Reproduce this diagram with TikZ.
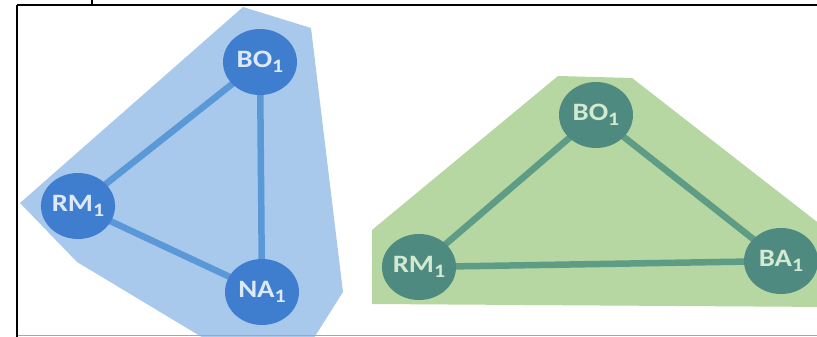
\documentclass[tikz,border=0pt]{standalone}
\usepackage{fontspec}
\newfontfamily\nodefont[FakeStretch=1.15]{Carlito}
\usetikzlibrary{shapes.geometric}
\definecolor{bluezone}{HTML}{A8C9EC}
\definecolor{bluelink}{HTML}{5B98D8}
\definecolor{bluenode}{HTML}{3F7DCF}
\definecolor{bluetext}{HTML}{DDE9F8}
\definecolor{greenzone}{HTML}{B6D7A2}
\definecolor{greenlink}{HTML}{5E9C86}
\definecolor{greennode}{HTML}{4E8A80}
\definecolor{greentext}{HTML}{D3EAD0}
\newcommand{\agentname}[2]{#1\raisebox{-0.4ex}{\fontsize{19}{19}\selectfont #2}}
\tikzset{
  agent/.style={ellipse, minimum width=74pt, minimum height=66pt, inner sep=0pt,
    font=\nodefont\bfseries\fontsize{25}{25}\selectfont},
  bagent/.style={agent, fill=bluenode, text=bluetext},
  gagent/.style={agent, fill=greennode, text=greentext},
  blink/.style={draw=bluelink, line width=6.5pt},
  glink/.style={draw=greenlink, line width=6.5pt},
  rule/.style={draw=black, line width=1.2pt}
}
\begin{document}
\begin{tikzpicture}[x=1pt, y=-1pt]
\useasboundingbox (0,0) rectangle (817,337);
% coalition regions, cut at the picture edge
\begin{scope}
\clip (0,0) rectangle (817,337);
\fill[bluezone] (243,7) -- (311,28) -- (343,292) -- (300,360) -- (240,360)
  -- (77,262) -- (20,203) -- cycle;
\fill[greenzone] (372,230) -- (558,76) -- (632,78) -- (830,232) -- (830,307)
  -- (372,304) -- cycle;
\end{scope}
% node positions
\coordinate (pbo) at (260,62);
\coordinate (prm) at (78,206);
\coordinate (pna) at (262,292);
\coordinate (qbo) at (596,115);
\coordinate (qrm) at (419,267);
\coordinate (qba) at (781,261);
% links
\draw[blink] (pbo) -- (prm);
\draw[blink] (pbo) -- (pna);
\draw[blink] (prm) -- (pna);
\draw[glink] (qbo) -- (qrm);
\draw[glink] (qbo) -- (qba);
\draw[glink] (qrm) -- (qba);
% blue coalition
\node[bagent] (bbo) at (pbo) {\agentname{BO}{1}};
\node[bagent] (brm) at (prm) {\agentname{RM}{1}};
\node[bagent] (bna) at (pna) {\agentname{NA}{1}};
% green coalition
\node[gagent] (gbo) at (qbo) {\agentname{BO}{1}};
\node[gagent] (grm) at (qrm) {\agentname{RM}{1}};
\node[gagent] (gba) at (qba) {\agentname{BA}{1}};
% frame
\coordinate (t0) at (92,0);
\coordinate (t1) at (92,5);
\coordinate (tl) at (17,5);
\coordinate (tr) at (817,5);
\coordinate (bl) at (17,337);
\coordinate (gl) at (17,335.5);
\coordinate (gr) at (817,335.5);
\draw[draw=gray!70, line width=1.5pt] (gl) -- (gr);
\draw[rule] (t0) -- (t1);
\draw[rule] (tl) -- (tr);
\draw[rule] (tl) -- (bl);
\end{tikzpicture}
\end{document}
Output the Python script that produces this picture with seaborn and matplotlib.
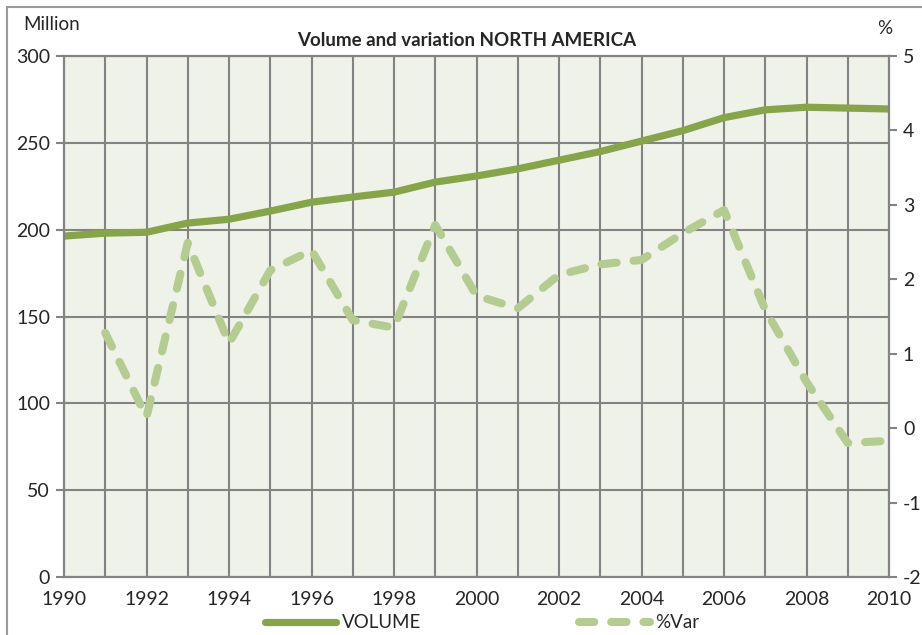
import numpy as np
import pandas as pd
import matplotlib
matplotlib.use("Agg")
import matplotlib.pyplot as plt
from matplotlib.patches import Rectangle
from matplotlib.lines import Line2D
import seaborn as sns

years = list(range(1990, 2011))
volume = [196.3, 198.0, 198.5, 203.8, 206.0, 210.7, 215.8, 218.8, 221.6, 227.4,
          230.9, 235.0, 240.0, 245.0, 251.0, 257.0, 264.5, 269.0, 270.5, 270.0, 269.5]
var_pct = [np.nan, 1.28, 0.15, 2.49, 1.14, 2.12, 2.39, 1.45, 1.35, 2.73,
           1.78, 1.61, 2.06, 2.20, 2.26, 2.62, 2.93, 1.59, 0.62, -0.20, -0.17]

df = pd.DataFrame({"year": years, "volume": volume, "var": var_pct})

sns.set_style("white")
plt.rcParams["font.family"] = ["Lato", "DejaVu Sans"]
plt.rcParams["axes.unicode_minus"] = False

c_vol = "#86A54A"
c_var = "#B4CC92"
c_grid = "#838383"

fig = plt.figure(figsize=(9.22, 6.35), dpi=100)
fig.patches.append(Rectangle((7 / 922, -0.1), 1.2, 1 - 7 / 635 + 0.1, transform=fig.transFigure,
                             fill=False, edgecolor="#9a9a9a", linewidth=1.5))

ax = fig.add_axes([64 / 922, 1 - 577 / 635, (889 - 64) / 922, (577 - 56) / 635])
ax.set_facecolor("#EEF2E8")
ax2 = ax.twinx()

sns.lineplot(data=df, x="year", y="volume", ax=ax, color=c_vol, linewidth=5.2,
             solid_capstyle="round", legend=False)
sns.lineplot(data=df, x="year", y="var", ax=ax2, color=c_var, linewidth=5.8,
             legend=False)
ln = ax2.lines[0]
ln.set_dashes((1.9, 2.1))
ln.set_dash_capstyle("round")

ax.set_xlim(1990, 2010)
ax.set_ylim(0, 300)
ax2.set_ylim(-2, 5)
ax.set_xticks(range(1990, 2011, 2))
ax.set_xticks(range(1990, 2011), minor=True)
ax.set_yticks(range(0, 301, 50))
ax2.set_yticks(range(-2, 6))

ax.grid(True, which="both", color=c_grid, linewidth=1.5)
ax.set_axisbelow(True)
for a in (ax, ax2):
    for s in a.spines.values():
        s.set_color(c_grid)
        s.set_linewidth(1.5)
    a.set_xlabel("")
    a.set_ylabel("")

ax.tick_params(axis="both", which="both", direction="out", length=6, width=1.5,
               color=c_grid, labelsize=14, pad=4)
ax2.tick_params(axis="y", direction="out", length=6, width=1.5, color=c_grid,
                labelsize=14, pad=4)

fig.text(23 / 922, 1 - 24 / 635, "Million", fontsize=13.5, va="center", ha="left")
fig.text(885 / 922, 1 - 29 / 635, "%", fontsize=13.5, va="center", ha="center")
fig.text(467 / 922, 1 - 41 / 635, "Volume and variation NORTH AMERICA", fontsize=13.5,
         fontweight="bold", va="center", ha="center")

h1 = Line2D([], [], color=c_vol, linewidth=5.2, solid_capstyle="round")
h2 = Line2D([], [], color=c_var, linewidth=5.8, dashes=(1.9, 2.1), dash_capstyle="round")
fig.legend([h1, h2], ["VOLUME", "%Var"], loc="center", bbox_to_anchor=(0.523, 1 - 623 / 635),
           ncol=2, frameon=False, fontsize=13.5, handlelength=3.8, columnspacing=8.4,
           handletextpad=0.3, borderpad=0)

fig.savefig("out.png", dpi=100)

-------

Report each line in the data that holds the word "with".

Reproduce this diagram with TikZ.
Output the Python script that produces this picture with seaborn and matplotlib.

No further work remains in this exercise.